*Source material*.

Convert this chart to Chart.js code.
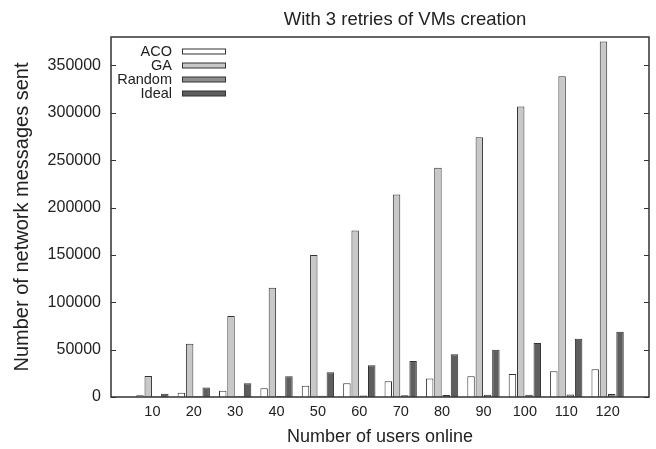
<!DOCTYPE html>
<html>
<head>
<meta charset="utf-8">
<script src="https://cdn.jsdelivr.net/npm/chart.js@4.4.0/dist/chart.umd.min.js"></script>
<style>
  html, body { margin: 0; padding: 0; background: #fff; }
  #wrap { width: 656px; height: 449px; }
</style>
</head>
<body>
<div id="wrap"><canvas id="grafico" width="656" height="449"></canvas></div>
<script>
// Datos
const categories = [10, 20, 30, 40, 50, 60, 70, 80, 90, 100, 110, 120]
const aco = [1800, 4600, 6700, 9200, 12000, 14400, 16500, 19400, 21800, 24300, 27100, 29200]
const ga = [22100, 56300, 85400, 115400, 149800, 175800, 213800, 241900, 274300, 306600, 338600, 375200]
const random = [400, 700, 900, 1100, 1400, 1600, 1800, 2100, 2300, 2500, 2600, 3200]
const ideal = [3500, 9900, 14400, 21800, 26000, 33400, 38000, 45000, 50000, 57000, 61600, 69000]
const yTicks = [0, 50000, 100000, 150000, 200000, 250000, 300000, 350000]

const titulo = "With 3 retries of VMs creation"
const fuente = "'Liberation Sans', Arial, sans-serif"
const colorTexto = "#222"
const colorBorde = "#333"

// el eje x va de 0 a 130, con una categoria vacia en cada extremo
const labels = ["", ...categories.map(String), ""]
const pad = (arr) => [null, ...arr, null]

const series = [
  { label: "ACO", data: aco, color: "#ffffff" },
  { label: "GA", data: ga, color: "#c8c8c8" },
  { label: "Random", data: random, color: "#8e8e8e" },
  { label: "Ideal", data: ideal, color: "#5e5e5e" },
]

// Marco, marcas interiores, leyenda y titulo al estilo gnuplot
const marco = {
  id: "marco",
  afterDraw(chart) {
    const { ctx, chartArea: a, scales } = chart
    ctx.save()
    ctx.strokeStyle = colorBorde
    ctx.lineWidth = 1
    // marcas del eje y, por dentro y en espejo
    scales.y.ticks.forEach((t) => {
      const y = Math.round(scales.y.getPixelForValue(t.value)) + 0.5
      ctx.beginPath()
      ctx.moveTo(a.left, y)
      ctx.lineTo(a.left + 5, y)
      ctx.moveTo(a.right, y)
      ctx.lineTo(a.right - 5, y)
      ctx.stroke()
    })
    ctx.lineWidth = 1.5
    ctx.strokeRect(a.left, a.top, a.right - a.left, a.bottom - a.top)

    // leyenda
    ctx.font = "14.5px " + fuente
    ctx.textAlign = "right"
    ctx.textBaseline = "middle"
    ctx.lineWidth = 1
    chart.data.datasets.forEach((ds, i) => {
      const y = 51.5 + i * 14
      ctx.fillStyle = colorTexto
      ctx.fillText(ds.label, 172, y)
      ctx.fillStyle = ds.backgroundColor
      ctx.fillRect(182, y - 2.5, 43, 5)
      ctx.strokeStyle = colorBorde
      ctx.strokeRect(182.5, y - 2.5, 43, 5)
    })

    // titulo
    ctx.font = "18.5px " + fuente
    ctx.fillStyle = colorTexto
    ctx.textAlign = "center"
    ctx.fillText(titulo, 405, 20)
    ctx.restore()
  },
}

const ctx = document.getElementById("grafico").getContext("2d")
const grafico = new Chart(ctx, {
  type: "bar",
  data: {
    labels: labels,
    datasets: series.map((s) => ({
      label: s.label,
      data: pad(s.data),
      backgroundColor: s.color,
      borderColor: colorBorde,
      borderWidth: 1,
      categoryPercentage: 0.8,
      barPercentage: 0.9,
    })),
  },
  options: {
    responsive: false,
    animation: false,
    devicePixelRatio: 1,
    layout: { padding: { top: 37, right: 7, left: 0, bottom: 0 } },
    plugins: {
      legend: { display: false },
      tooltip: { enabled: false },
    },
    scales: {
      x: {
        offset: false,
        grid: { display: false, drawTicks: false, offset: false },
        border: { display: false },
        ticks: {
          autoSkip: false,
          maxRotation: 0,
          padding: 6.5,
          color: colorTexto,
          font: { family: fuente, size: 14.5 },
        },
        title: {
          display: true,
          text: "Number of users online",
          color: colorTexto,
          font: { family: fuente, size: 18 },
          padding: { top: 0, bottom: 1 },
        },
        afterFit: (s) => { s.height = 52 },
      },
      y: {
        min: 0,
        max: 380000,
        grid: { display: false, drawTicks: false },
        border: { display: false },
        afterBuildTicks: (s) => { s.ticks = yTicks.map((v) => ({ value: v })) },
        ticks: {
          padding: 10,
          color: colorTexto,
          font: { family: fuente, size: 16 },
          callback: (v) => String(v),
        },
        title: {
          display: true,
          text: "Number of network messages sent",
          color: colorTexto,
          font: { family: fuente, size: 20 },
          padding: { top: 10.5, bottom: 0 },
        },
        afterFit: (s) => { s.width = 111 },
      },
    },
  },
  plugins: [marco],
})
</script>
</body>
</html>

*What you will do*. Copy out each line word for word, please, skipping the images.

*Output for this exercise*.
Convert this chart to Chart.js code.
<!DOCTYPE html>
<html>
<head>
<meta charset="utf-8">
<script src="https://cdn.jsdelivr.net/npm/chart.js@4.4.0/dist/chart.umd.min.js"></script>
<style>
  html, body { margin: 0; padding: 0; background: #fff; }
  #wrap { width: 656px; height: 449px; }
</style>
</head>
<body>
<div id="wrap"><canvas id="grafico" width="656" height="449"></canvas></div>
<script>
// Datos
const categories = [10, 20, 30, 40, 50, 60, 70, 80, 90, 100, 110, 120]
const aco = [1800, 4600, 6700, 9200, 12000, 14400, 16500, 19400, 21800, 24300, 27100, 29200]
const ga = [22100, 56300, 85400, 115400, 149800, 175800, 213800, 241900, 274300, 306600, 338600, 375200]
const random = [400, 700, 900, 1100, 1400, 1600, 1800, 2100, 2300, 2500, 2600, 3200]
const ideal = [3500, 9900, 14400, 21800, 26000, 33400, 38000, 45000, 50000, 57000, 61600, 69000]
const yTicks = [0, 50000, 100000, 150000, 200000, 250000, 300000, 350000]

const titulo = "With 3 retries of VMs creation"
const fuente = "'Liberation Sans', Arial, sans-serif"
const colorTexto = "#222"
const colorBorde = "#333"

// el eje x va de 0 a 130, con una categoria vacia en cada extremo
const labels = ["", ...categories.map(String), ""]
const pad = (arr) => [null, ...arr, null]

const series = [
  { label: "ACO", data: aco, color: "#ffffff" },
  { label: "GA", data: ga, color: "#c8c8c8" },
  { label: "Random", data: random, color: "#8e8e8e" },
  { label: "Ideal", data: ideal, color: "#5e5e5e" },
]

// Marco, marcas interiores, leyenda y titulo al estilo gnuplot
const marco = {
  id: "marco",
  afterDraw(chart) {
    const { ctx, chartArea: a, scales } = chart
    ctx.save()
    ctx.strokeStyle = colorBorde
    ctx.lineWidth = 1
    // marcas del eje y, por dentro y en espejo
    scales.y.ticks.forEach((t) => {
      const y = Math.round(scales.y.getPixelForValue(t.value)) + 0.5
      ctx.beginPath()
      ctx.moveTo(a.left, y)
      ctx.lineTo(a.left + 5, y)
      ctx.moveTo(a.right, y)
      ctx.lineTo(a.right - 5, y)
      ctx.stroke()
    })
    ctx.lineWidth = 1.5
    ctx.strokeRect(a.left, a.top, a.right - a.left, a.bottom - a.top)

    // leyenda
    ctx.font = "14.5px " + fuente
    ctx.textAlign = "right"
    ctx.textBaseline = "middle"
    ctx.lineWidth = 1
    chart.data.datasets.forEach((ds, i) => {
      const y = 51.5 + i * 14
      ctx.fillStyle = colorTexto
      ctx.fillText(ds.label, 172, y)
      ctx.fillStyle = ds.backgroundColor
      ctx.fillRect(182, y - 2.5, 43, 5)
      ctx.strokeStyle = colorBorde
      ctx.strokeRect(182.5, y - 2.5, 43, 5)
    })

    // titulo
    ctx.font = "18.5px " + fuente
    ctx.fillStyle = colorTexto
    ctx.textAlign = "center"
    ctx.fillText(titulo, 405, 20)
    ctx.restore()
  },
}

const ctx = document.getElementById("grafico").getContext("2d")
const grafico = new Chart(ctx, {
  type: "bar",
  data: {
    labels: labels,
    datasets: series.map((s) => ({
      label: s.label,
      data: pad(s.data),
      backgroundColor: s.color,
      borderColor: colorBorde,
      borderWidth: 1,
      categoryPercentage: 0.8,
      barPercentage: 0.9,
    })),
  },
  options: {
    responsive: false,
    animation: false,
    devicePixelRatio: 1,
    layout: { padding: { top: 37, right: 7, left: 0, bottom: 0 } },
    plugins: {
      legend: { display: false },
      tooltip: { enabled: false },
    },
    scales: {
      x: {
        offset: false,
        grid: { display: false, drawTicks: false, offset: false },
        border: { display: false },
        ticks: {
          autoSkip: false,
          maxRotation: 0,
          padding: 6.5,
          color: colorTexto,
          font: { family: fuente, size: 14.5 },
        },
        title: {
          display: true,
          text: "Number of users online",
          color: colorTexto,
          font: { family: fuente, size: 18 },
          padding: { top: 0, bottom: 1 },
        },
        afterFit: (s) => { s.height = 52 },
      },
      y: {
        min: 0,
        max: 380000,
        grid: { display: false, drawTicks: false },
        border: { display: false },
        afterBuildTicks: (s) => { s.ticks = yTicks.map((v) => ({ value: v })) },
        ticks: {
          padding: 10,
          color: colorTexto,
          font: { family: fuente, size: 16 },
          callback: (v) => String(v),
        },
        title: {
          display: true,
          text: "Number of network messages sent",
          color: colorTexto,
          font: { family: fuente, size: 20 },
          padding: { top: 10.5, bottom: 0 },
        },
        afterFit: (s) => { s.width = 111 },
      },
    },
  },
  plugins: [marco],
})
</script>
</body>
</html>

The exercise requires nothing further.